- **Work instructions**:
Retype the whole listing, please, keeping every line exact and dropping the pictures.

## begin Data for this task

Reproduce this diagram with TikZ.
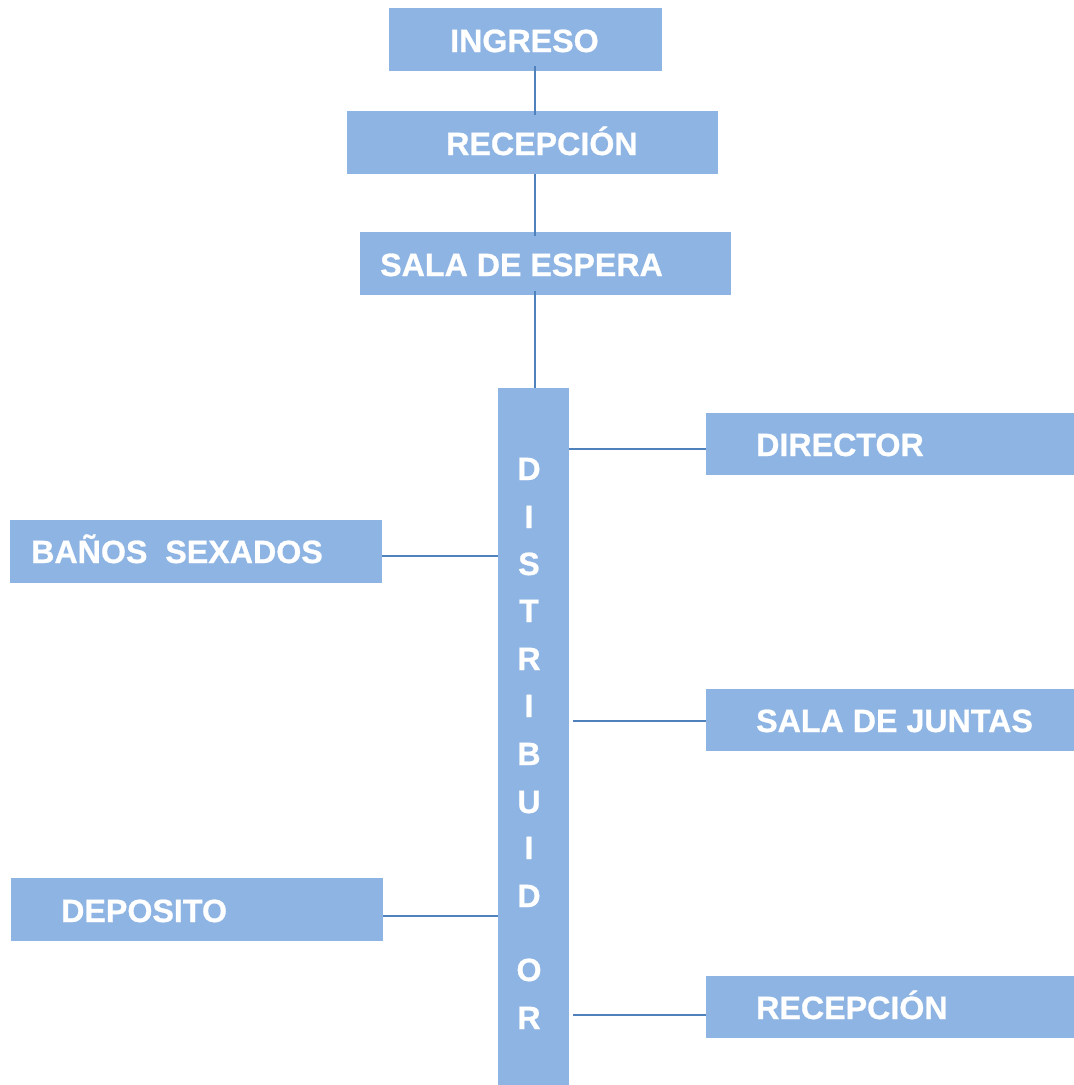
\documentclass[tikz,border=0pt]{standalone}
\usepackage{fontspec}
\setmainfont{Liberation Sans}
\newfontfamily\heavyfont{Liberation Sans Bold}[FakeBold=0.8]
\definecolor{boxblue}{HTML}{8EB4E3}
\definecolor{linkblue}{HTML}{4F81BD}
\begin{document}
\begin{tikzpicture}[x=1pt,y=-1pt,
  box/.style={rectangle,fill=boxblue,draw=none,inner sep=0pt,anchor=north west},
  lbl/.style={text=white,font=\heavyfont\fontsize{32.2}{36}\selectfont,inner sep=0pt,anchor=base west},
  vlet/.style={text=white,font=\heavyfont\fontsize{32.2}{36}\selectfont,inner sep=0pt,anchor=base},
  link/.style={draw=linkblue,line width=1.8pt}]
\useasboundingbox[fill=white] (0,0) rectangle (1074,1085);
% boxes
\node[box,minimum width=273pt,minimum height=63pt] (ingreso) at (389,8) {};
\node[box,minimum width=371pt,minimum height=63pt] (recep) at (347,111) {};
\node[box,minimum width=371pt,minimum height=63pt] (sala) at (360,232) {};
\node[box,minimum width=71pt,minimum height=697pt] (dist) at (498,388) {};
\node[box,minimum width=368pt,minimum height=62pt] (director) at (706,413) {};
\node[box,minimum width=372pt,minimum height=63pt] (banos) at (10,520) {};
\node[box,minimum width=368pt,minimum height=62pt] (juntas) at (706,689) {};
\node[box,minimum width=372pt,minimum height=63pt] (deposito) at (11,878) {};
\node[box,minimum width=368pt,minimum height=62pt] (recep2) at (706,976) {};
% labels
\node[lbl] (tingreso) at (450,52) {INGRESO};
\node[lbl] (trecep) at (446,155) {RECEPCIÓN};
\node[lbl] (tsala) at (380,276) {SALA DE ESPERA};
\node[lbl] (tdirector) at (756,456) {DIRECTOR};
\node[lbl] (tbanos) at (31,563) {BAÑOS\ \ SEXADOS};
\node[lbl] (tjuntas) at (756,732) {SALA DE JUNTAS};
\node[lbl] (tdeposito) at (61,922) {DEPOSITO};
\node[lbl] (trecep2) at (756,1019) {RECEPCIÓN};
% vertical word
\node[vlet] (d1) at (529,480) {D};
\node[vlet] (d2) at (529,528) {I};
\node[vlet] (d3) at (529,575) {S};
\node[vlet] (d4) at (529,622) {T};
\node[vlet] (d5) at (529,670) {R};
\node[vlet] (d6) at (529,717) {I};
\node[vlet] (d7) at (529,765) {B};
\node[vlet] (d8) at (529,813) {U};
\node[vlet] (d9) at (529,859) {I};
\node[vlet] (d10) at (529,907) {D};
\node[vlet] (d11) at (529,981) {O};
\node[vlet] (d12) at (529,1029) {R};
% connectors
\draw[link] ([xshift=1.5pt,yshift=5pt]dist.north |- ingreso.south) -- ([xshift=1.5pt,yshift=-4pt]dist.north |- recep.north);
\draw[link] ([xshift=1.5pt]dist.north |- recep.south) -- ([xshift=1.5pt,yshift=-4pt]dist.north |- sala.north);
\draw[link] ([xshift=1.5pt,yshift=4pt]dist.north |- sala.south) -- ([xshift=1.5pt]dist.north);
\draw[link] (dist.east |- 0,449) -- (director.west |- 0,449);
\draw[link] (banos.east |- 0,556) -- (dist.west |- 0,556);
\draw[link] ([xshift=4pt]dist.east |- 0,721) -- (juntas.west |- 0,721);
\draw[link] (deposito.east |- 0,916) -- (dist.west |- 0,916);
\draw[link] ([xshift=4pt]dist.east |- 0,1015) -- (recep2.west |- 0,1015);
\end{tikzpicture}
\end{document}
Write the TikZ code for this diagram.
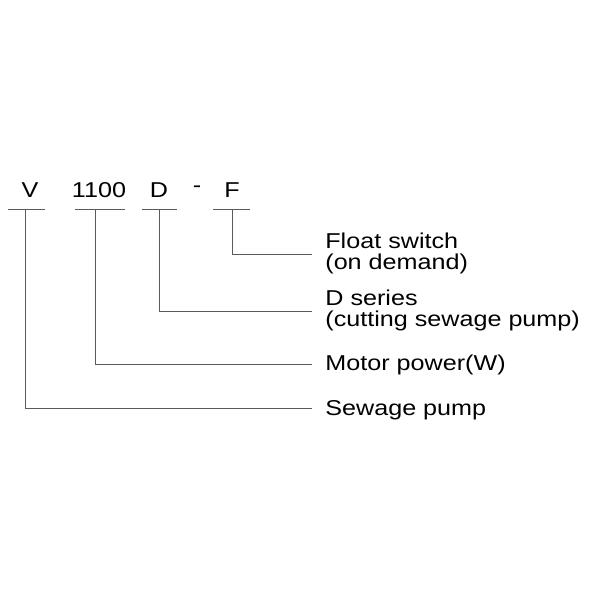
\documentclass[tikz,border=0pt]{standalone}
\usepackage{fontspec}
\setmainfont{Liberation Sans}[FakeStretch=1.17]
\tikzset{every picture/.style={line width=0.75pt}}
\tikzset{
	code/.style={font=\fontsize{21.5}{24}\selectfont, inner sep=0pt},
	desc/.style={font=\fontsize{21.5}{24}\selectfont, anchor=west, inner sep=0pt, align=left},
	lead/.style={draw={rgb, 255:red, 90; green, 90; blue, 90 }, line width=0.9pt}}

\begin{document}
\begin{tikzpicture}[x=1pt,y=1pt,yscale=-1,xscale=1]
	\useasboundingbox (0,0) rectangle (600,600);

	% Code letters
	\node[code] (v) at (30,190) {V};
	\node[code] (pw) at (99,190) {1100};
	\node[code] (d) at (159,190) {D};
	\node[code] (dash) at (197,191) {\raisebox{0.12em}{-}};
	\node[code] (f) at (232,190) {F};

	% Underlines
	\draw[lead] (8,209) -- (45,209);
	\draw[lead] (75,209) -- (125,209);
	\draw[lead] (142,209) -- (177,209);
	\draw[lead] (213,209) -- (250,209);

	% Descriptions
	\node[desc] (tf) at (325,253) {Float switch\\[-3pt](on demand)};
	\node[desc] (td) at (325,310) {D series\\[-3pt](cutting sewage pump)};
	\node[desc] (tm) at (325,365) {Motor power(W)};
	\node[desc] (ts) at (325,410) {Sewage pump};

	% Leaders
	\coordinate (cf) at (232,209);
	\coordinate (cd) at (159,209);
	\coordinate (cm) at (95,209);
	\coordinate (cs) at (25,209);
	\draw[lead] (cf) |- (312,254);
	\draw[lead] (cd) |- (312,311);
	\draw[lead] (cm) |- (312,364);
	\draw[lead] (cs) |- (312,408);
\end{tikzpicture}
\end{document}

## end Data for this task

- **Response**:
Reproduce this diagram with TikZ.
\documentclass[tikz,border=0pt]{standalone}
\usepackage{fontspec}
\setmainfont{Liberation Sans}
\newfontfamily\heavyfont{Liberation Sans Bold}[FakeBold=0.8]
\definecolor{boxblue}{HTML}{8EB4E3}
\definecolor{linkblue}{HTML}{4F81BD}
\begin{document}
\begin{tikzpicture}[x=1pt,y=-1pt,
  box/.style={rectangle,fill=boxblue,draw=none,inner sep=0pt,anchor=north west},
  lbl/.style={text=white,font=\heavyfont\fontsize{32.2}{36}\selectfont,inner sep=0pt,anchor=base west},
  vlet/.style={text=white,font=\heavyfont\fontsize{32.2}{36}\selectfont,inner sep=0pt,anchor=base},
  link/.style={draw=linkblue,line width=1.8pt}]
\useasboundingbox[fill=white] (0,0) rectangle (1074,1085);
% boxes
\node[box,minimum width=273pt,minimum height=63pt] (ingreso) at (389,8) {};
\node[box,minimum width=371pt,minimum height=63pt] (recep) at (347,111) {};
\node[box,minimum width=371pt,minimum height=63pt] (sala) at (360,232) {};
\node[box,minimum width=71pt,minimum height=697pt] (dist) at (498,388) {};
\node[box,minimum width=368pt,minimum height=62pt] (director) at (706,413) {};
\node[box,minimum width=372pt,minimum height=63pt] (banos) at (10,520) {};
\node[box,minimum width=368pt,minimum height=62pt] (juntas) at (706,689) {};
\node[box,minimum width=372pt,minimum height=63pt] (deposito) at (11,878) {};
\node[box,minimum width=368pt,minimum height=62pt] (recep2) at (706,976) {};
% labels
\node[lbl] (tingreso) at (450,52) {INGRESO};
\node[lbl] (trecep) at (446,155) {RECEPCIÓN};
\node[lbl] (tsala) at (380,276) {SALA DE ESPERA};
\node[lbl] (tdirector) at (756,456) {DIRECTOR};
\node[lbl] (tbanos) at (31,563) {BAÑOS\ \ SEXADOS};
\node[lbl] (tjuntas) at (756,732) {SALA DE JUNTAS};
\node[lbl] (tdeposito) at (61,922) {DEPOSITO};
\node[lbl] (trecep2) at (756,1019) {RECEPCIÓN};
% vertical word
\node[vlet] (d1) at (529,480) {D};
\node[vlet] (d2) at (529,528) {I};
\node[vlet] (d3) at (529,575) {S};
\node[vlet] (d4) at (529,622) {T};
\node[vlet] (d5) at (529,670) {R};
\node[vlet] (d6) at (529,717) {I};
\node[vlet] (d7) at (529,765) {B};
\node[vlet] (d8) at (529,813) {U};
\node[vlet] (d9) at (529,859) {I};
\node[vlet] (d10) at (529,907) {D};
\node[vlet] (d11) at (529,981) {O};
\node[vlet] (d12) at (529,1029) {R};
% connectors
\draw[link] ([xshift=1.5pt,yshift=5pt]dist.north |- ingreso.south) -- ([xshift=1.5pt,yshift=-4pt]dist.north |- recep.north);
\draw[link] ([xshift=1.5pt]dist.north |- recep.south) -- ([xshift=1.5pt,yshift=-4pt]dist.north |- sala.north);
\draw[link] ([xshift=1.5pt,yshift=4pt]dist.north |- sala.south) -- ([xshift=1.5pt]dist.north);
\draw[link] (dist.east |- 0,449) -- (director.west |- 0,449);
\draw[link] (banos.east |- 0,556) -- (dist.west |- 0,556);
\draw[link] ([xshift=4pt]dist.east |- 0,721) -- (juntas.west |- 0,721);
\draw[link] (deposito.east |- 0,916) -- (dist.west |- 0,916);
\draw[link] ([xshift=4pt]dist.east |- 0,1015) -- (recep2.west |- 0,1015);
\end{tikzpicture}
\end{document}
Write the TikZ code for this diagram.
\documentclass[tikz,border=0pt]{standalone}
\usepackage{fontspec}
\setmainfont{Liberation Sans}[FakeStretch=1.17]
\tikzset{every picture/.style={line width=0.75pt}}
\tikzset{
	code/.style={font=\fontsize{21.5}{24}\selectfont, inner sep=0pt},
	desc/.style={font=\fontsize{21.5}{24}\selectfont, anchor=west, inner sep=0pt, align=left},
	lead/.style={draw={rgb, 255:red, 90; green, 90; blue, 90 }, line width=0.9pt}}

\begin{document}
\begin{tikzpicture}[x=1pt,y=1pt,yscale=-1,xscale=1]
	\useasboundingbox (0,0) rectangle (600,600);

	% Code letters
	\node[code] (v) at (30,190) {V};
	\node[code] (pw) at (99,190) {1100};
	\node[code] (d) at (159,190) {D};
	\node[code] (dash) at (197,191) {\raisebox{0.12em}{-}};
	\node[code] (f) at (232,190) {F};

	% Underlines
	\draw[lead] (8,209) -- (45,209);
	\draw[lead] (75,209) -- (125,209);
	\draw[lead] (142,209) -- (177,209);
	\draw[lead] (213,209) -- (250,209);

	% Descriptions
	\node[desc] (tf) at (325,253) {Float switch\\[-3pt](on demand)};
	\node[desc] (td) at (325,310) {D series\\[-3pt](cutting sewage pump)};
	\node[desc] (tm) at (325,365) {Motor power(W)};
	\node[desc] (ts) at (325,410) {Sewage pump};

	% Leaders
	\coordinate (cf) at (232,209);
	\coordinate (cd) at (159,209);
	\coordinate (cm) at (95,209);
	\coordinate (cs) at (25,209);
	\draw[lead] (cf) |- (312,254);
	\draw[lead] (cd) |- (312,311);
	\draw[lead] (cm) |- (312,364);
	\draw[lead] (cs) |- (312,408);
\end{tikzpicture}
\end{document}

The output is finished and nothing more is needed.